[What is required]:
For the data below, report only the number of lines containing the string "with".

* Begin Dataset section *

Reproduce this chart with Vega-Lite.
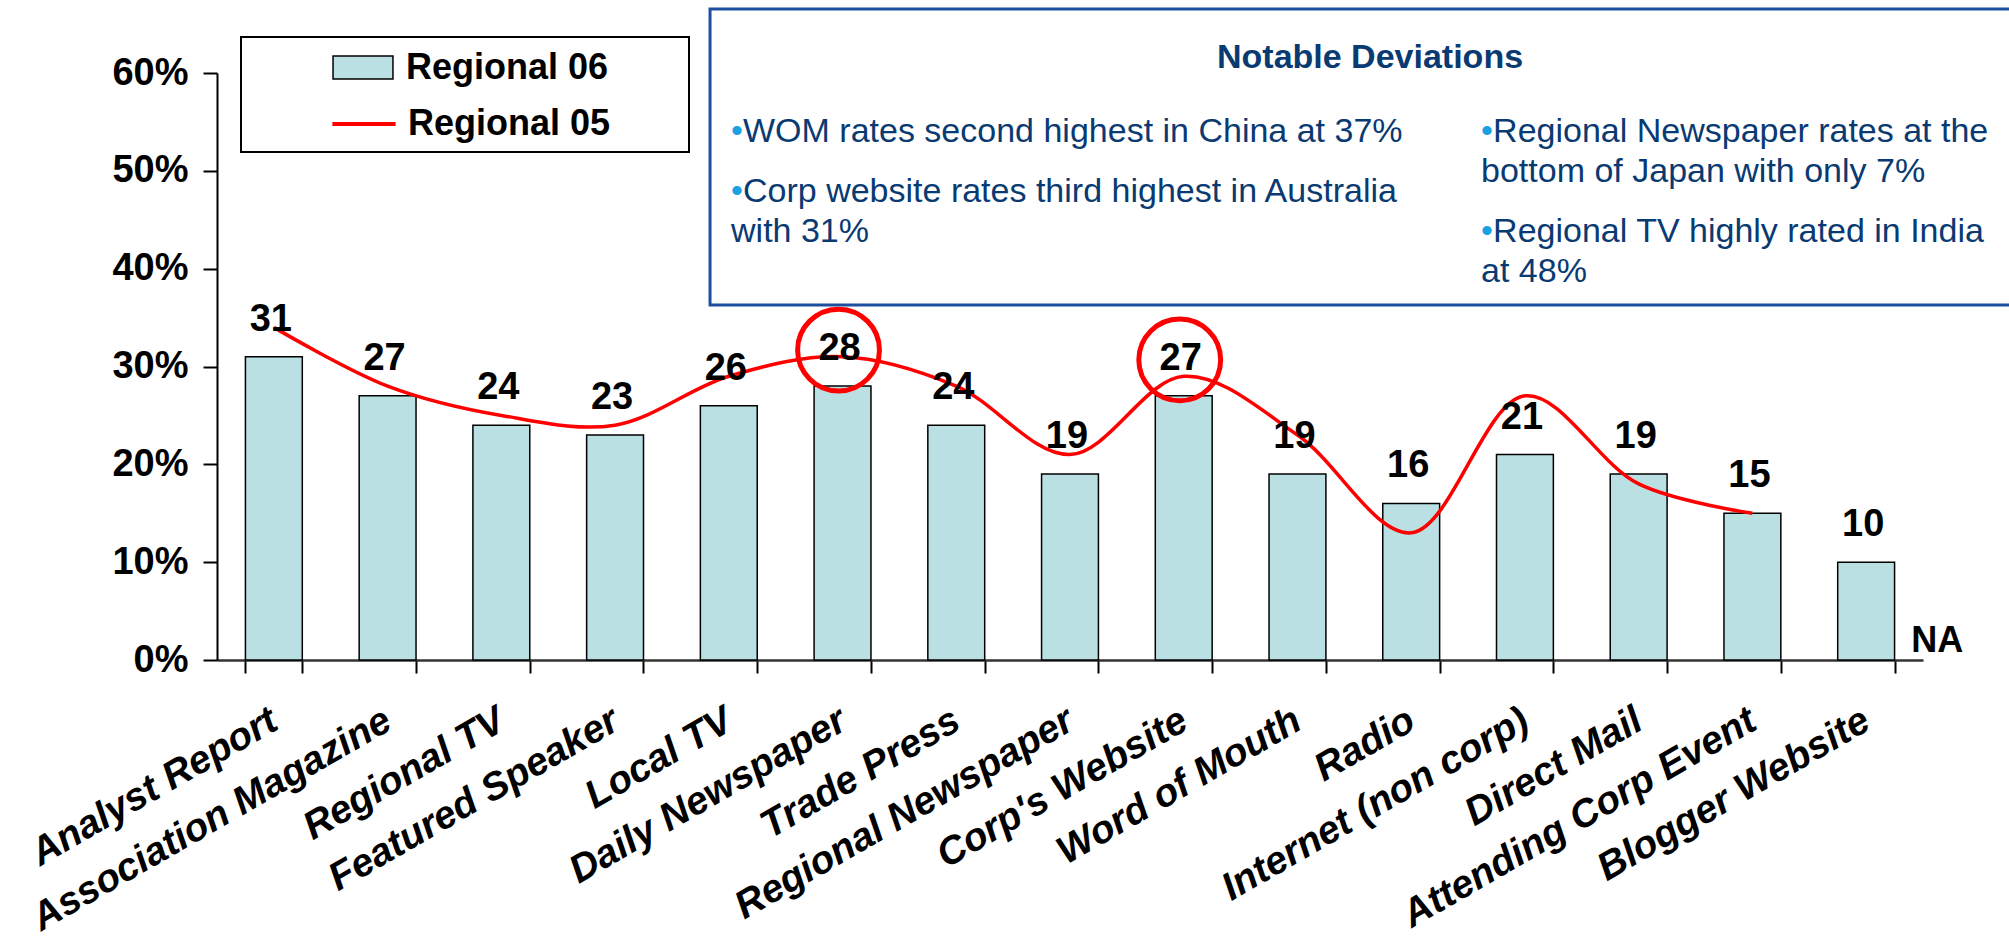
{
  "$schema": "https://vega.github.io/schema/vega-lite/v6.json",
  "width": 1706,
  "height": 587,
  "autosize": {"type": "none"},
  "padding": {"left": 217, "top": 73, "right": 86, "bottom": 278},
  "background": "white",
  "config": {"view": {"stroke": null}, "font": "Liberation Sans", "text": {"font": "Liberation Sans"}},
  "layer": [
    {
      "layer": [
        {
          "data": {"values": [{"x1": 4.335, "x2": 16.5, "y1": 66.54, "y2": 36.29}]},
          "mark": {"type": "rect", "fill": "white", "stroke": "#1D4F9E", "strokeWidth": 3},
          "encoding": {
            "x": {"field": "x1", "type": "quantitative", "scale": {"domain": [0, 15], "nice": false, "zero": false}, "axis": null},
            "x2": {"field": "x2"},
            "y": {"field": "y1", "type": "quantitative", "scale": {"domain": [0, 60], "nice": false}, "axis": null},
            "y2": {"field": "y2"}
          }
        },
        {
          "data": {"values": [{"x1": 0.211, "x2": 4.15, "y1": 63.68, "y2": 51.93}]},
          "mark": {"type": "rect", "fill": "white", "stroke": "black", "strokeWidth": 2},
          "encoding": {
            "x": {"field": "x1", "type": "quantitative"},
            "x2": {"field": "x2"},
            "y": {"field": "y1", "type": "quantitative"},
            "y2": {"field": "y2"}
          }
        },
        {
          "data": {"values": [{"tx": 10.138, "ty": 60.51, "line": "Notable Deviations"}]},
          "mark": {"type": "text", "align": "center", "baseline": "alphabetic", "fontSize": 34, "fontWeight": "bold", "color": "#0A3A72", "font": "Liberation Sans"},
          "encoding": {
            "x": {"field": "tx", "type": "quantitative"},
            "y": {"field": "ty", "type": "quantitative"},
            "text": {"field": "line"}
          }
        },
        {
          "data": {"values": [
            {"tx": 4.5196, "ty": 52.95, "line": "•"},
            {"tx": 4.5196, "ty": 46.81, "line": "•"},
            {"tx": 11.114, "ty": 52.95, "line": "•"},
            {"tx": 11.114, "ty": 42.73, "line": "•"}
          ]},
          "mark": {"type": "text", "align": "left", "baseline": "alphabetic", "fontSize": 34, "color": "#1BA1E2", "font": "Liberation Sans"},
          "encoding": {
            "x": {"field": "tx", "type": "quantitative"},
            "y": {"field": "ty", "type": "quantitative"},
            "text": {"field": "line"}
          }
        },
        {
          "data": {"values": [
            {"tx": 4.625, "ty": 52.95, "line": "WOM rates second highest in China at 37%"},
            {"tx": 4.625, "ty": 46.81, "line": "Corp website rates third highest in Australia"},
            {"tx": 4.5196, "ty": 42.73, "line": "with 31%"},
            {"tx": 11.22, "ty": 52.95, "line": "Regional Newspaper rates at the"},
            {"tx": 11.114, "ty": 48.86, "line": "bottom of Japan with only 7%"},
            {"tx": 11.22, "ty": 42.73, "line": "Regional TV highly rated in India"},
            {"tx": 11.114, "ty": 38.64, "line": "at 48%"}
          ]},
          "mark": {"type": "text", "align": "left", "baseline": "alphabetic", "fontSize": 34, "color": "#0A3A72", "font": "Liberation Sans"},
          "encoding": {
            "x": {"field": "tx", "type": "quantitative"},
            "y": {"field": "ty", "type": "quantitative"},
            "text": {"field": "line"}
          }
        }
      ]
    },
    {
      "data": {"values": [
        {"cat": "Analyst Report", "r06": 31, "r05": 34},
        {"cat": "Association Magazine", "r06": 27, "r05": 28},
        {"cat": "Regional TV", "r06": 24, "r05": 25},
        {"cat": "Featured Speaker", "r06": 23, "r05": 24},
        {"cat": "Local TV", "r06": 26, "r05": 29},
        {"cat": "Daily Newspaper", "r06": 28, "r05": 31},
        {"cat": "Trade Press", "r06": 24, "r05": 28},
        {"cat": "Regional Newspaper", "r06": 19, "r05": 21},
        {"cat": "Corp's Website", "r06": 27, "r05": 29},
        {"cat": "Word of Mouth", "r06": 19, "r05": 23},
        {"cat": "Radio", "r06": 16, "r05": 13},
        {"cat": "Internet (non corp)", "r06": 21, "r05": 27},
        {"cat": "Direct Mail", "r06": 19, "r05": 18},
        {"cat": "Attending Corp Event", "r06": 15, "r05": 15},
        {"cat": "Blogger Website", "r06": 10, "r05": null}
      ]},
      "layer": [
        {
          "mark": {"type": "bar", "stroke": "black", "strokeWidth": 1.5},
          "encoding": {
            "x": {
              "field": "cat", "type": "nominal", "sort": null,
              "scale": {"paddingInner": 0.5, "paddingOuter": 0.25},
              "axis": {
                "orient": "bottom",
                "title": null, "labelAngle": -30, "labelAlign": "right", "labelBaseline": "middle",
                "labelFont": "Liberation Sans", "labelFontSize": 39, "labelFontWeight": "bold", "labelFontStyle": "italic",
                "labelColor": "black", "labelPadding": 44, "labelLimit": 1000, "labelOverlap": false,
                "tickBand": "extent", "tickSize": 13, "tickColor": "black", "tickWidth": 2,
                "domainColor": "#333333", "domainWidth": 2.5
              }
            },
            "y": {
              "field": "r06", "type": "quantitative",
              "scale": {"domain": [0, 60], "nice": false},
              "axis": {
                "orient": "left",
                "title": null, "values": [0, 10, 20, 30, 40, 50, 60], "labelExpr": "datum.value + '%'", "grid": false,
                "labelFont": "Liberation Sans", "labelFontSize": 38, "labelFontWeight": "bold", "labelColor": "black",
                "labelPadding": 15, "tickSize": 14, "tickColor": "black", "tickWidth": 2,
                "domainColor": "black", "domainWidth": 2
              }
            },
            "fill": {
              "datum": "Regional 06",
              "scale": {"domain": ["Regional 06"], "range": ["#BBE0E3"]},
              "legend": {
                "title": null, "orient": "none", "legendX": 117, "legendY": -34.5, "direction": "vertical",
                "padding": 0, "symbolType": "M-1.07,-0.41H1.07V0.41H-1.07Z", "symbolSize": 3136,
                "symbolFillColor": "#BBE0E3", "symbolStrokeColor": "black", "symbolStrokeWidth": 1.5,
                "labelOffset": 14, "labelFont": "Liberation Sans", "labelFontSize": 36,
                "labelFontWeight": "bold", "labelColor": "black", "labelLimit": 1000
              }
            }
          }
        },
        {
          "mark": {"type": "line", "interpolate": "catmull-rom", "strokeWidth": 3.5},
          "encoding": {
            "x": {"field": "cat", "type": "nominal", "sort": null},
            "y": {"field": "r05", "type": "quantitative"},
            "stroke": {
              "datum": "Regional 05",
              "scale": {"domain": ["Regional 05"], "range": ["#FF0000"]},
              "legend": {
                "title": null, "orient": "none", "legendX": 117, "legendY": 21, "direction": "vertical",
                "padding": 0, "symbolType": "M-1.13,0H1.13", "symbolSize": 3136,
                "symbolStrokeColor": "#FF0000", "symbolStrokeWidth": 4,
                "labelOffset": 14, "labelFont": "Liberation Sans", "labelFontSize": 36,
                "labelFontWeight": "bold", "labelColor": "black", "labelLimit": 1000
              }
            }
          }
        },
        {
          "mark": {"type": "text", "baseline": "alphabetic", "align": "center", "dy": -26, "dx": -3, "fontSize": 38, "fontWeight": "bold", "color": "black", "font": "Liberation Sans"},
          "encoding": {
            "x": {"field": "cat", "type": "nominal", "sort": null},
            "y": {"field": "r06", "type": "quantitative"},
            "text": {"field": "r06", "type": "quantitative"}
          }
        },
        {
          "transform": [{"filter": "datum.r05 === null"}],
          "mark": {"type": "text", "baseline": "alphabetic", "align": "center", "dx": 71, "dy": -8, "fontSize": 36, "fontWeight": "bold", "color": "black", "font": "Liberation Sans", "text": "NA"},
          "encoding": {
            "x": {"field": "cat", "type": "nominal", "sort": null},
            "y": {"datum": 0, "type": "quantitative"}
          }
        },
        {
          "transform": [{"filter": {"field": "cat", "oneOf": ["Daily Newspaper", "Corp's Website"]}}],
          "mark": {"type": "point", "shape": "circle", "filled": false, "stroke": "#FF0000", "strokeWidth": 5, "size": 6700, "opacity": 1, "yOffset": -36, "xOffset": -4},
          "encoding": {
            "x": {"field": "cat", "type": "nominal", "sort": null},
            "y": {"field": "r06", "type": "quantitative"}
          }
        }
      ]
    }
  ],
  "resolve": {"scale": {"x": "independent", "y": "independent"}}
}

* End Dataset section *

[Solution for this exercise]:
3